My listenings in place intensify my noticing of »background« ambience, the repetitive, rhythmic sounds; familiar, in the composition of place, this is the percussive rhythm to which my everyday is entrained. I sometimes treat place as »nature« which, when viewed as a »substance« might appear »comfortingly present, endless, normal, straight.« I reach for audio-gathering equipment. I return to familiar places, and wait, and hope for a repeat performance, sometimes revealing an extractive white colonialist instinct that is »possessive and protective about asset accumulation and ownership.« Place eludes my desire for capture and control, and I leave with an empty memory card.
The recording device displays its void:
Zero-zero. In linear temporal media these zeroes signal a beginning, the null-duration of audio-visuals not-yet-experienced. On a digital clock: midnight, the »middle« of the night, ending one day and beginning the next. On a recording device: data accumulation not-yet begun. On a digital media playhead: a paused start. A frontier zero time punctuation in the ideology of the roll-out of linear time.
Cyclical, rhythmic place »has nothing to do with good old reliable constancy« and does not conform to linear expectations. »Nature« is not a »stable background« to human life, a confused misconception reinforced by Western cultural concepts of an abstract clock like UTC which – despite ecological crises – »problematically projects an unending future no matter the context.« Places in »Australia« are not static locations or settings. Rather, »these are places that are best understood as endless events … fluid or airy or ethereal and constantly altering.« In white settler-colonial imaginings, »authentic Australian identity« is »set against the great silence of the bush«, but »just as the land was not ›empty‹ nor ›belonging to no-one‹, neither was the soundscape silent.«
The English colonization of Australia was premised on »uninhabited,« »empty land« deemed »Terra Nullius«: land without signs of ownership, occupation and government visible to the colonizers. It developed into an effort to permanently extinguish indigenous people: their bodies, identities, cultures, languages; their knowledges. Genocide.
My generational connections to this continent are rooted in English and Irish convict-settler ancestry based on theft and possession that has been »jealously guarded by white Australians« while »the white body was the norm and measure for identifying who could belong.« My white, colonizing body should not be the measurement scale of this place. Reflecting on the extractivism inherent in settler-colonial formations of land, Dan Tout reminds us that settler-colonies are premised on »the foundational projection of permanent territorial sovereignty;« settlers arrive uninvited and then outstay their welcome, if they were ever welcomed at all. Home is not permanent, and a claim made on place doesn’t grant ongoing access.
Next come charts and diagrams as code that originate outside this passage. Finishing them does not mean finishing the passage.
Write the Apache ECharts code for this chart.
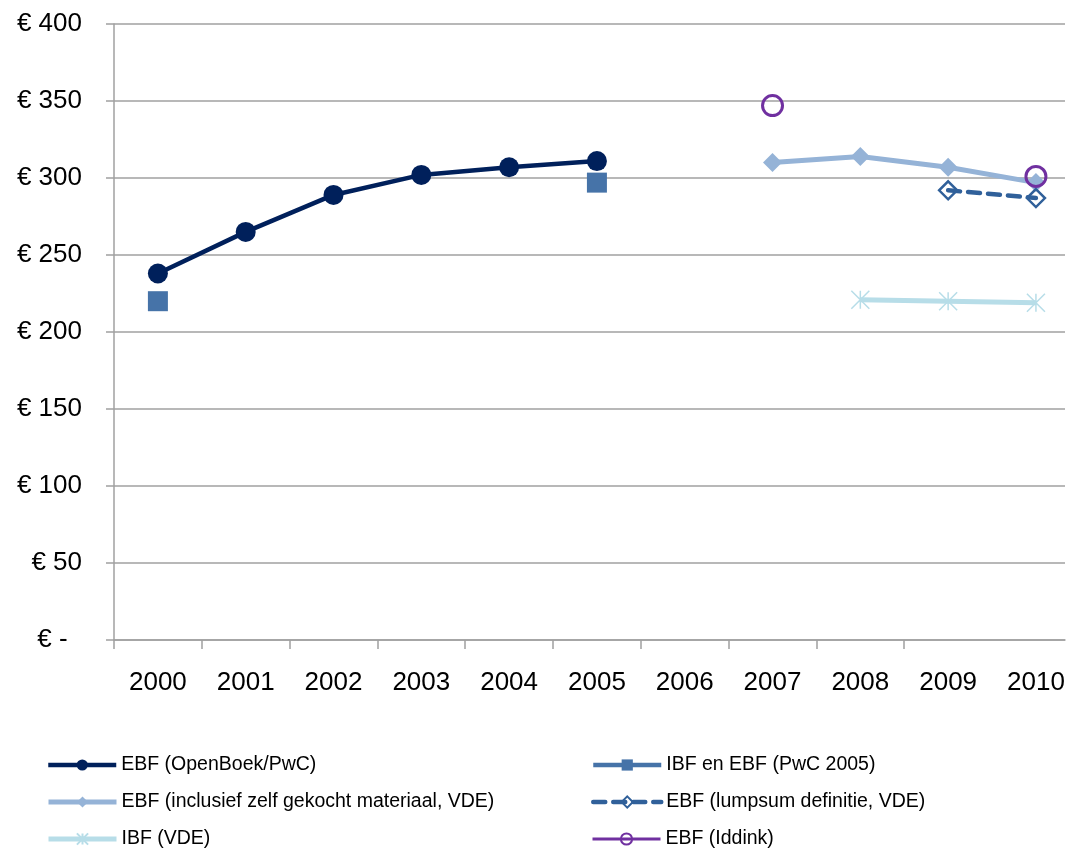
<!DOCTYPE html>
<html>
<head>
<meta charset="utf-8">
<script src="https://cdn.jsdelivr.net/npm/echarts@6/dist/echarts.min.js"></script>
<style>
  html, body { margin: 0; padding: 0; background: #ffffff; }
  #chart { width: 1078px; height: 848px; }
</style>
</head>
<body>
<div id="chart"></div>
<script>
// ---- data ----
const years = ['2000', '2001', '2002', '2003', '2004', '2005', '2006', '2007', '2008', '2009', '2010'];
const ebfOpenBoek   = [238, 265, 289, 302, 307, 311, null, null, null, null, null];
const ibfEbfPwc2005 = [220, null, null, null, null, 297, null, null, null, null, null];
const ebfInclusief  = [null, null, null, null, null, null, null, 310, 314, 307, 297];
const ebfLumpsum    = [null, null, null, null, null, null, null, null, null, 292, 287];
const ibfVde        = [null, null, null, null, null, null, null, null, 221, 220, 219];
const ebfIddink     = [null, null, null, null, null, null, null, 347, null, null, 301];
const seriesNames = [
  'EBF (OpenBoek/PwC)',
  'IBF en EBF (PwC 2005)',
  'EBF (inclusief zelf gekocht materiaal, VDE)',
  'EBF (lumpsum definitie, VDE)',
  'IBF (VDE)',
  'EBF (Iddink)'
];

const toPoints = arr => arr.map((v, i) => [i, v == null ? '-' : v]);
const idx = years.map((y, i) => i);
const bounds = years.slice(0, years.length - 1).map((y, i) => i - 0.5);

const FONT = "'Liberation Sans', Arial, sans-serif";
const AXIS = '#a0a0a0';

// legend slots: two columns, three rows (series order fills row by row)
const legendCols = [41, 586];
const legendRows = [750, 787, 824];
const legends = seriesNames.map((name, i) => ({
  orient: 'horizontal',
  left: legendCols[i % 2],
  top: legendRows[Math.floor(i / 2)],
  itemWidth: 68,
  itemHeight: 14,
  data: [name],
  lineStyle: { width: 'inherit' },
  textStyle: { fontSize: 19.5, color: '#000', fontFamily: FONT }
}));

const chart = echarts.init(document.getElementById('chart'), null, { renderer: 'canvas' });
chart.setOption({
  animation: false,
  backgroundColor: '#ffffff',
  textStyle: { fontFamily: FONT },
  grid: { left: 114, right: 13, top: 24, bottom: 208, containLabel: false },
  xAxis: {
    type: 'value',
    min: -0.5,
    max: 10.331,
    axisLine: { show: true, onZero: false, lineStyle: { color: AXIS, width: 1.5 } },
    axisTick: { show: true, length: 9, customValues: bounds, lineStyle: { color: AXIS, width: 1.5 } },
    axisLabel: {
      customValues: idx,
      formatter: v => years[Math.round(v)],
      margin: 30,
      fontSize: 26,
      color: '#000',
      fontFamily: FONT
    },
    splitLine: { show: false }
  },
  yAxis: {
    type: 'value',
    min: 0,
    max: 400,
    interval: 50,
    axisLine: { show: true, onZero: false, lineStyle: { color: AXIS, width: 1.5 } },
    axisTick: { show: true, length: 8, lineStyle: { color: AXIS, width: 1.5 } },
    axisLabel: {
      margin: 32,
      fontSize: 26,
      color: '#000',
      fontFamily: FONT,
      formatter: v => v === 0 ? '€ -  ' : '€ ' + v
    },
    splitLine: { show: true, lineStyle: { color: AXIS, width: 1.5 } }
  },
  legend: legends,
  series: [
    {
      name: seriesNames[0],
      type: 'line',
      data: toPoints(ebfOpenBoek),
      symbol: 'circle',
      symbolSize: 20,
      lineStyle: { color: '#00205b', width: 4.5 },
      itemStyle: { color: '#00205b' }
    },
    {
      name: seriesNames[1],
      type: 'line',
      data: toPoints(ibfEbfPwc2005),
      symbol: 'rect',
      symbolSize: 20,
      lineStyle: { color: '#4673a8', width: 4.5 },
      itemStyle: { color: '#4673a8' }
    },
    {
      name: seriesNames[2],
      type: 'line',
      data: toPoints(ebfInclusief),
      symbol: 'diamond',
      symbolSize: 19,
      lineStyle: { color: '#95b3d7', width: 5 },
      itemStyle: { color: '#95b3d7' }
    },
    {
      name: seriesNames[3],
      type: 'line',
      data: toPoints(ebfLumpsum),
      symbol: 'diamond',
      symbolSize: 18,
      lineStyle: { color: '#30609a', width: 4.5, type: [12, 8], cap: 'round' },
      itemStyle: { color: 'rgba(255,255,255,0)', borderColor: '#30609a', borderWidth: 2.5 }
    },
    {
      name: seriesNames[4],
      type: 'line',
      data: toPoints(ibfVde),
      symbol: 'path://M0,0L20,20M20,0L0,20M10,0L10,20',
      symbolSize: 18,
      lineStyle: { color: '#b7dde8', width: 5 },
      itemStyle: { color: '#b7dde8', borderColor: '#b7dde8', borderWidth: 1.5 }
    },
    {
      name: seriesNames[5],
      type: 'line',
      data: toPoints(ebfIddink),
      symbol: 'circle',
      symbolSize: 20,
      lineStyle: { color: '#7030a0', width: 3 },
      itemStyle: { color: 'rgba(255,255,255,0)', borderColor: '#7030a0', borderWidth: 3 }
    }
  ]
});
</script>
</body>
</html>
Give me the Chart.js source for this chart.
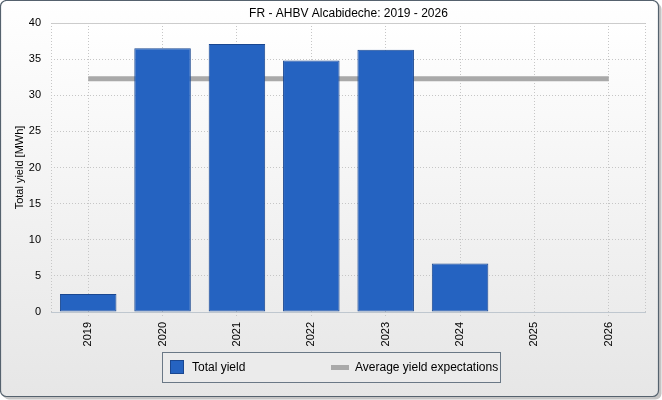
<!DOCTYPE html>
<html lang="en">
<head>
    <meta charset="UTF-8">
    <title>FR - AHBV Alcabideche: 2019 - 2026</title>
    <style>
        html, body { margin: 0; padding: 0; background: #ffffff; }
        #wrap { position: relative; width: 662px; height: 400px; }
    </style>
</head>
<body>
<div id="wrap">
    <canvas id="chartCanvas" width="662" height="400"></canvas>
</div>

<script src="https://cdn.jsdelivr.net/npm/chart.js"></script>
<script>
// Chart data
const chartTitle = 'FR - AHBV Alcabideche: 2019 - 2026';
const years = ['2019', '2020', '2021', '2022', '2023', '2024', '2025', '2026'];
const totalYield = [2.5, 36.5, 37.1, 34.8, 36.3, 6.7, null, null];
const avgExpectation = [32.3, 32.3, 32.3, 32.3, 32.3, 32.3, 32.3, 32.3];
const yTicks = [0, 5, 10, 15, 20, 25, 30, 35, 40];

const FONT = "'Liberation Sans', Arial, sans-serif";
const BAR_FILL = '#2563c1';
const BAR_EDGE = '#1a4790';
const LINE_GREY = '#a9a9a9';
const GRID = '#c6c6c6';

function roundRect(c, x, y, w, h, r) {
    c.beginPath();
    c.moveTo(x + r, y);
    c.lineTo(x + w - r, y);
    c.arcTo(x + w, y, x + w, y + r, r);
    c.lineTo(x + w, y + h - r);
    c.arcTo(x + w, y + h, x + w - r, y + h, r);
    c.lineTo(x + r, y + h);
    c.arcTo(x, y + h, x, y + h - r, r);
    c.lineTo(x, y + r);
    c.arcTo(x, y, x + r, y, r);
    c.closePath();
}

// background frame, plot area, title and boxed legend
const framePlugin = {
    id: 'frame',
    beforeDraw(chart) {
        const c = chart.ctx;
        const W = chart.width, H = chart.height;
        const a = chart.chartArea;
        c.save();
        // shadow
        roundRect(c, 3, 3, W - 3.5, H - 3.5, 6);
        c.fillStyle = '#c4c4c4';
        c.fill();
        // panel
        const g = c.createLinearGradient(0, 0, 0, H);
        g.addColorStop(0, '#ffffff');
        g.addColorStop(1, '#e6e6e6');
        roundRect(c, 0.5, 0.5, W - 4, H - 4, 6);
        c.fillStyle = g;
        c.fill();
        c.lineWidth = 1.2;
        c.strokeStyle = '#55626e';
        c.stroke();
        // plot area
        const pg = c.createLinearGradient(0, a.top, 0, a.bottom);
        pg.addColorStop(0, '#ffffff');
        pg.addColorStop(1, '#ececec');
        c.fillStyle = pg;
        c.fillRect(a.left, a.top, a.right - a.left, a.bottom - a.top);
        c.restore();
    },
    afterDatasetsDraw(chart) {
        const c = chart.ctx;
        const a = chart.chartArea;
        c.save();
        c.lineWidth = 1;
        c.strokeStyle = '#cccccc';
        c.beginPath();
        c.moveTo(a.left, a.top + 0.5);
        c.lineTo(a.right, a.top + 0.5);
        c.stroke();
        c.strokeStyle = GRID;
        c.setLineDash([1, 2]);
        c.beginPath();
        c.moveTo(a.right - 0.5, a.top);
        c.lineTo(a.right - 0.5, a.bottom);
        c.moveTo(a.left + 0.5, a.top);
        c.lineTo(a.left + 0.5, a.bottom);
        c.stroke();
        c.setLineDash([]);
        c.strokeStyle = '#bfc7cf';
        c.beginPath();
        c.moveTo(a.left, a.bottom + 0.5);
        c.lineTo(a.right, a.bottom + 0.5);
        c.stroke();
        c.restore();
    },
    afterDraw(chart) {
        const c = chart.ctx;
        const a = chart.chartArea;
        const sets = chart.data.datasets;
        c.save();
        // title
        c.fillStyle = '#000000';
        c.font = '12px ' + FONT;
        c.textAlign = 'center';
        c.textBaseline = 'middle';
        c.fillText(chartTitle, (a.left + a.right) / 2, 14);

        // legend box
        const lx = 162.5, ly = 352.5, lw = 338, lh = 30;
        c.fillStyle = '#ebebeb';
        c.fillRect(lx, ly, lw, lh);
        c.strokeStyle = '#6a7886';
        c.lineWidth = 1;
        c.strokeRect(lx, ly, lw, lh);

        const my = ly + lh / 2;
        c.fillStyle = sets[0].backgroundColor;
        c.fillRect(170.5, my - 7, 13, 13);
        c.strokeStyle = sets[0].borderColor;
        c.strokeRect(170.5, my - 7, 13, 13);

        c.strokeStyle = sets[1].borderColor;
        c.lineWidth = 5;
        c.beginPath();
        c.moveTo(331, my);
        c.lineTo(349, my);
        c.stroke();

        c.fillStyle = '#000000';
        c.font = '12px ' + FONT;
        c.textAlign = 'left';
        c.fillText(sets[0].label, 192, my);
        c.fillText(sets[1].label, 355, my);
        c.restore();
    }
};

const ctx = document.getElementById('chartCanvas').getContext('2d');

new Chart(ctx, {
    type: 'bar',
    data: {
        labels: years,
        datasets: [
            {
                label: 'Total yield',
                data: totalYield,
                backgroundColor: BAR_FILL,
                borderColor: BAR_EDGE,
                borderWidth: 1,
                borderSkipped: false,
                barPercentage: 0.76,
                categoryPercentage: 1.0,
                order: 0
            },
            {
                label: 'Average yield expectations',
                type: 'line',
                data: avgExpectation,
                borderColor: LINE_GREY,
                backgroundColor: LINE_GREY,
                borderWidth: 5,
                borderCapStyle: 'butt',
                pointRadius: 0,
                pointHoverRadius: 0,
                fill: false,
                tension: 0,
                order: 1
            }
        ]
    },
    options: {
        responsive: false,
        animation: false,
        devicePixelRatio: 1,
        layout: {
            padding: { top: 23, right: 16, left: 0, bottom: 0 }
        },
        plugins: {
            legend: { display: false },
            title: { display: false },
            tooltip: { enabled: false }
        },
        scales: {
            x: {
                offset: true,
                grid: {
                    offset: false,
                    color: GRID,
                    drawTicks: true,
                    tickLength: 6,
                    tickBorderDash: [1, 2],
                    tickColor: GRID
                },
                border: { display: false, dash: [1, 2] },
                ticks: {
                    color: '#000000',
                    font: { family: FONT, size: 11 },
                    minRotation: 90,
                    maxRotation: 90,
                    padding: 4
                },
                afterFit(scale) { scale.height = 88; }
            },
            y: {
                min: 0,
                max: 40,
                afterBuildTicks(scale) {
                    scale.ticks = yTicks.map(v => ({ value: v }));
                },
                grid: {
                    color: GRID,
                    drawTicks: false
                },
                border: { display: false, dash: [1, 2] },
                ticks: {
                    color: '#000000',
                    font: { family: FONT, size: 11 },
                    padding: 10
                },
                title: {
                    display: true,
                    text: 'Total yield [MWh]',
                    color: '#000000',
                    font: { family: FONT, size: 11 },
                    padding: { top: 13, bottom: 0 }
                },
                afterFit(scale) { scale.width = 51; }
            }
        }
    },
    plugins: [framePlugin]
});
</script>
</body>
</html>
Movement is vital to place-knowledge: »Country calls for activity; it needs rousing engagement more than it needs settlement.«
I do my best to enact »rousing engagement« through acts of care and active participation in place – led by listening. I try to reject and resist extractive and accumulative impulses. A library of field recordings will always be incomplete, I cannot fully represent or capture place, and I cannot grasp for an »ending« where the timeline of place-listening is complete.
Listening to and with place, I notice more-than-human temporalities that elude measurement, prediction, expectation, control. A frustrating escalation of pigeon coos that vibrate from all sides. Worms »squelch and schlurp« when I’m turning the compost. Rustling wetland reeds. A thrilling portamento of a faraway currawong. A drone of traffic and machine diggers. The crack of a seed pod and the scatter of its insides. My hesitating breaths. I take up Anna Tsing’s assemblage thinking:
Patterns of unintentional coordination develop in assemblages. To notice such patterns means watching the interplay of temporal rhythms and scales in the divergent lifeways that gather.
Imagining futures outside capitalism’s monodirectional and cumulative »progress stories,« Tsing turns instead toward »temporal polyphony« of third nature: »open-ended assemblages of entangled ways of life, as these coalesce in coordination across many kinds of temporal rhythms.« I continue assembling temporal rhythms between body-listening, place-listening and digital-listening. I sow seeds. I feel elongated evenings as seasons shift toward blooming flowers. I watch a waxing moon. I dig with worms. I gather seeds. These listenings cannot be felt in the web browser. But my use of web coding informs my understandings of place, and vice-versa. Moon phases can be measured in fractions. Sunset time can be checked as a percentage difference from the 24-hour hundred percent. These clock time measures are outside my body’s measures, but they facilitate me putting shapes around my listenings. I try to coalesce varied and sometimes contradictory, sometimes complementary senses of time, allowing for forms of knowledge beyond measurement but within embodied comprehension.